No, NaNoWriMo is not a newer, deadlier strain of the Swine flu. It is, in fact, National Novel Writing Month. And while I won’t officially be participating this year, I am going to use it as an excuse to crank out the final pages of The Land of the Dead. You see, NaNoWriMo is not just a month, it’s an event. The goal for participants is to start a book on November 1, and finish the first draft of the book by November 30. It sounds insane, but believe it or not, it is very doable. I pulled this from NaNoWriMo’s website:
National Novel Writing Month is a fun, seat-of-your-pants approach to novel writing. Participants begin writing November 1. The goal is to write a 175-page (50,000-word) novel by midnight, November 30.

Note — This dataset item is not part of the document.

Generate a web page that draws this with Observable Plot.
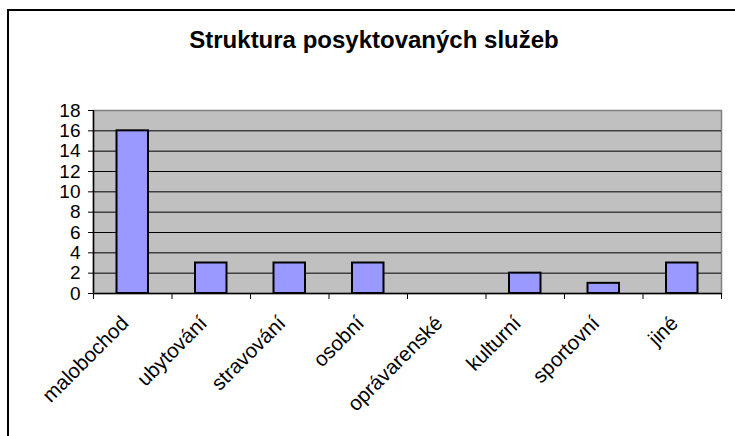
<!DOCTYPE html>
<html>
<head>
<meta charset="utf-8">
<script src="https://cdn.jsdelivr.net/npm/d3@7"></script>
<script src="https://cdn.jsdelivr.net/npm/@observablehq/plot@0.6"></script>
<style>
  html, body { margin: 0; padding: 0; background: #fff; }
  #wrap { position: relative; width: 735px; height: 436px; overflow: hidden; font-family: "Liberation Sans", Arial, sans-serif; }
  #frame { position: absolute; left: 7px; top: 9px; width: 800px; height: 500px; border-left: 2px solid #000; border-top: 2px solid #000; box-sizing: border-box; }
  #title { position: absolute; left: 374px; top: 28px; transform: translateX(-50%); font-weight: bold; font-size: 24px; line-height: 23px; white-space: nowrap; color: #000; }
  #chart { position: absolute; left: 0; top: 0; }
</style>
</head>
<body>
<div id="wrap">
  <div id="frame"></div>
  <div id="title">Struktura posyktovaných služeb</div>
  <div id="chart"></div>
</div>
<script>
const categories = ["malobochod", "ubytování", "stravování", "osobní", "oprávarenské", "kulturní", "sportovní", "jiné"];
const values = [16, 3, 3, 3, 0, 2, 1, 3];
const yTicks = [0, 2, 4, 6, 8, 10, 12, 14, 16, 18];

const data = categories.map((c, i) => ({category: c, index: i, value: values[i]}));
const xBoundaries = d3.range(categories.length + 1);

const chart = Plot.plot({
  width: 735,
  height: 436,
  marginLeft: 93,
  marginRight: 14,
  marginTop: 110,
  marginBottom: 143,
  style: {background: "transparent", fontFamily: "'Liberation Sans', Arial, sans-serif", color: "#000"},
  x: {type: "linear", domain: [0, categories.length], axis: null},
  y: {domain: [0, 18], axis: null},
  marks: [
    Plot.frame({fill: "#c0c0c0", stroke: "#808080", strokeWidth: 1.5}),
    Plot.ruleY(yTicks.filter(v => v > 0 && v < 18), {stroke: "#000", strokeWidth: 1}),
    Plot.rectY(data, {
      x1: d => d.index, x2: d => d.index + 1, y1: 0, y2: "value",
      insetLeft: 23.5, insetRight: 23.5,
      fill: "#9999ff", stroke: "#000", strokeWidth: 2
    }),
    Plot.ruleY([0], {stroke: "#000", strokeWidth: 1.5}),
    Plot.ruleX([0], {stroke: "#000", strokeWidth: 1.5}),
    Plot.axisX({ticks: xBoundaries, tickSize: 6, tickFormat: () => "", label: null, stroke: "#000"}),
    Plot.axisY({ticks: yTicks, tickSize: 5, tickPadding: 8, fontSize: 19, label: null, tickFormat: d => String(d), stroke: "#000"}),
    Plot.text(data, {
      x: d => d.index + 0.5, y: 0, text: "category",
      rotate: -45, textAnchor: "end", lineAnchor: "bottom",
      dx: -3, dy: 31, fontSize: 20.5, fill: "#000"
    })
  ]
});
document.getElementById("chart").appendChild(chart);
</script>
</body>
</html>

Valuing enthusiasm and perseverance over painstaking craft, NaNoWriMo is a novel-writing program for everyone who has thought fleetingly about writing a novel but has been scared away by the time and effort involved.
Because of the limited writing window, the ONLY thing that matters in NaNoWriMo is output. It’s all about quantity, not quality. The kamikaze approach forces you to lower your expectations, take risks, and write on the fly.
Make no mistake: You will be writing a lot of crap. And that’s a good thing. By forcing yourself to write so intensely, you are giving yourself permission to make mistakes. To forgo the endless tweaking and editing and just create. To build without tearing down.
As you spend November writing, you can draw comfort from the fact that, all around the world, other National Novel Writing Month participants are going through the same joys and sorrows of producing the Great Frantic Novel. Wrimos meet throughout the month to offer encouragement, commiseration, and—when the thing is done—the kind of raucous celebrations that tend to frighten animals and small children.
In 2008, we had over 120,000 participants. More than 20,000 of them crossed the 50k finish line by the midnight deadline, entering into the annals of NaNoWriMo superstardom forever. They started the month as auto mechanics, out-of-work actors, and middle school English teachers. They walked away novelists.
So, get your keyboards ready. Brew up a few hundred cups of coffee. Have your dictionary and thesaurus nearby. The writing, she is on!